Kirby responded: “It’s hard to look at what President Biden has done with respect to Iran and say that he hasn’t been tough on Iran, or that we haven’t put pressure on them.”

Is it? Because it seems to me that if the administration was prepared militarily for the Iranian attacks Saturday night, and if the president doesn’t want Prime Minister Benjamin Netanyahu to retaliate, then a punishment of some kind could have been ready to be instituted immediately, and certainly two days later. At the very least, it would have been easy for the president to cancel the recent sanctions waiver.

It is certainly not the case that sanctions are somehow off the table, at least conceptually. “Biden on Sunday convened leaders from the Group of Seven nations, who said they would consider new sanctions on Iran,” reports the Wall Street Journal. The Journal article, like most of the reporting since the attacks, stressed that the president wants a diplomatic response. It is also clear from the statements that Biden considers sanctions a plausible contribution to such a diplomatic response.

So, where are the sanctions?

The Germans don’t seem to be an obstacle here. “I am strongly in favor of extending [sanctions] to Iran, because we can see how dangerous its actions are at the moment,” German Foreign Minister Annalena Baerbock said.

Would the British consider more Iran sanctions? “Yes, absolutely,” says Foreign Minister David Cameron. “We already have 400 sanctions on Iran. We put in place a whole new sanctions regime at the end of last year, which is proving very effective. We’ve sanctioned the IRGC, the Iranian Revolutionary Guard, in its entirety, and we’ll continue to look at what further steps we can do.”

Great. So once again, where are they?

Were the allies waiting to see how much damage was done by the Iranian missiles and drones? If so, that’s an indication that no, there will not be sanctions immediately forthcoming. And there is evidence for this idea that the seriousness of the attack would only be judged by the seriousness of the damage it caused. It’s an absurd scale on which to weigh a response because, like spritzing a misbehaving cat with water, it loses its effectiveness if not done right away. The West had the ability to ensure that this case would be more like touching a hot stove: Iran would immediately feel the burn, triggering a response that was basically automatic.

Having the debate over sanctions now—or any retaliative measure, to be honest—only makes it seem as though you can escape punishment by attempting and failing to murder lots of people.

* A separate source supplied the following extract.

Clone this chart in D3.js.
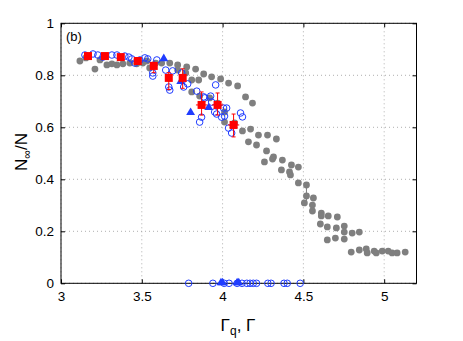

There is also the problem of pretending the Iranian attacks occurred in a vacuum. “U.S. and Western officials anticipate that Israel will quickly respond to Iran’s attacks, as soon as Monday, officials said,” the Journal reports. “But the officials said they hoped both countries could come away with a sense of victory, giving them an off-ramp that would limit escalatory moves.” (Emphasis added.)

That does not sound like any punishment is even being considered. If you want Iran to “come away with a sense of victory,” you certainly wouldn’t come down on the mullahs’ heads. More generally, as a world power trying to maintain equilibrium in an American-led global order, why on earth would you want Iran to come away with a sense of victory at all? That strikes me as a mortifying statement.

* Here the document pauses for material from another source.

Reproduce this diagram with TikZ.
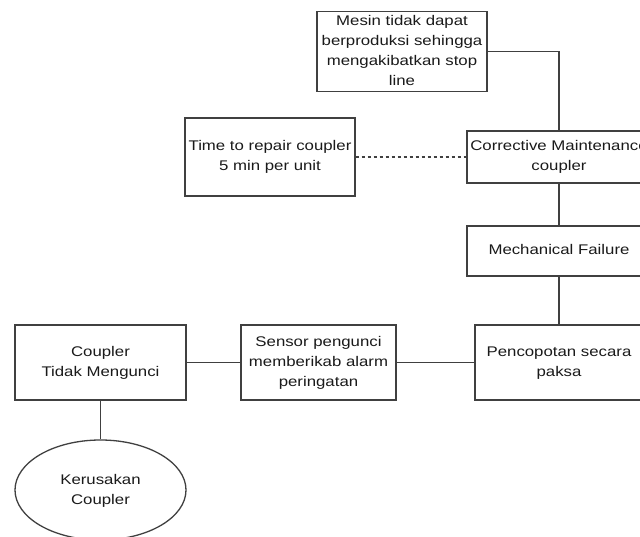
\documentclass[tikz,border=0pt]{standalone}
\usepackage{fontspec}
\setmainfont{Liberation Sans}
\usetikzlibrary{shapes.geometric}
\definecolor{lc}{HTML}{404040}
\definecolor{tc}{HTML}{1A1A1A}
\newcommand{\lbl}[1]{\scalebox{1.2}[1]{\begin{tabular}{@{}c@{}}#1\end{tabular}}}
\begin{document}
\begin{tikzpicture}[x=1pt,y=-1pt,
  box/.style={draw=lc, line width=1.3pt, fill=white, inner sep=0pt, text=tc,
    font=\fontsize{14}{20}\selectfont},
  oval/.style={box, ellipse},
  conn/.style={draw=lc, line width=1.3pt},
  dotconn/.style={conn, dash pattern=on 3pt off 3pt}]
\clip (0,0) rectangle (640,537);
\useasboundingbox (0,0) rectangle (640,537);
\fill[white] (0,0) rectangle (640,537);

\node[box, minimum width=170pt, minimum height=77pt] (mesin) at (402,51.5)
  {\lbl{Mesin tidak dapat\\berproduksi sehingga\\mengakibatkan stop\\line}};
\node[box, minimum width=184pt, minimum height=52pt] (corr) at (559,157)
  {\lbl{Corrective Maintenance\\coupler}};
\node[box, minimum width=170pt, minimum height=78pt] (time) at (270,157)
  {\lbl{Time to repair coupler\\5 min per unit}};
\node[box, minimum width=184pt, minimum height=50pt] (mech) at (559,251)
  {\lbl{Mechanical Failure}};
\node[box, minimum width=168pt, minimum height=75pt] (pen) at (559,362.5)
  {\lbl{Pencopotan secara\\paksa}};
\node[box, minimum width=155pt, minimum height=75pt] (sensor) at (318.5,362.5)
  {\lbl{Sensor pengunci\\memberikab alarm\\peringatan}};
\node[box, minimum width=171pt, minimum height=75pt] (coupler) at (100.5,362.5)
  {\lbl{Coupler\\Tidak Mengunci}};
\node[oval, minimum width=171pt, minimum height=100pt] (ker) at (100.5,490)
  {\lbl{Kerusakan\\Coupler}};

\draw[conn] (mesin.east) -| (corr.north);
\draw[dotconn] (time.east) -- (corr.west);
\draw[conn] (corr.south) -- (mech.north);
\draw[conn] (mech.south) -- (pen.north);
\draw[conn] (pen.west) -- (sensor.east);
\draw[conn] (sensor.west) -- (coupler.east);
\draw[conn] (coupler.south) -- (ker.north);
\end{tikzpicture}
\end{document}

The Iranian attack was an unprecedented and direct act of war. Iran should not be left with a sense of victory. It should, by definition, be shown to have very clearly lost this exchange, otherwise it will be repeated. If you want this reckless attack to cost Iran, but you don’t want to see a wider military escalation, then your obvious move is to have sanctions at the ready. Not to discuss sanctions. Not to be talked into sanctions by Israel, as if the Jewish state must negotiate with the U.S. for its right to assert its own sovereignty.

A precedent here could have easily been established by automatically linking the Iranian barrage to sanctions, because the world does not want to encourage the idea that rogue states are permitted to take free shots at our allies.

It should have been done already, but it’s not too late: Bring on the sanctions, or the world will have just become a much more dangerous place.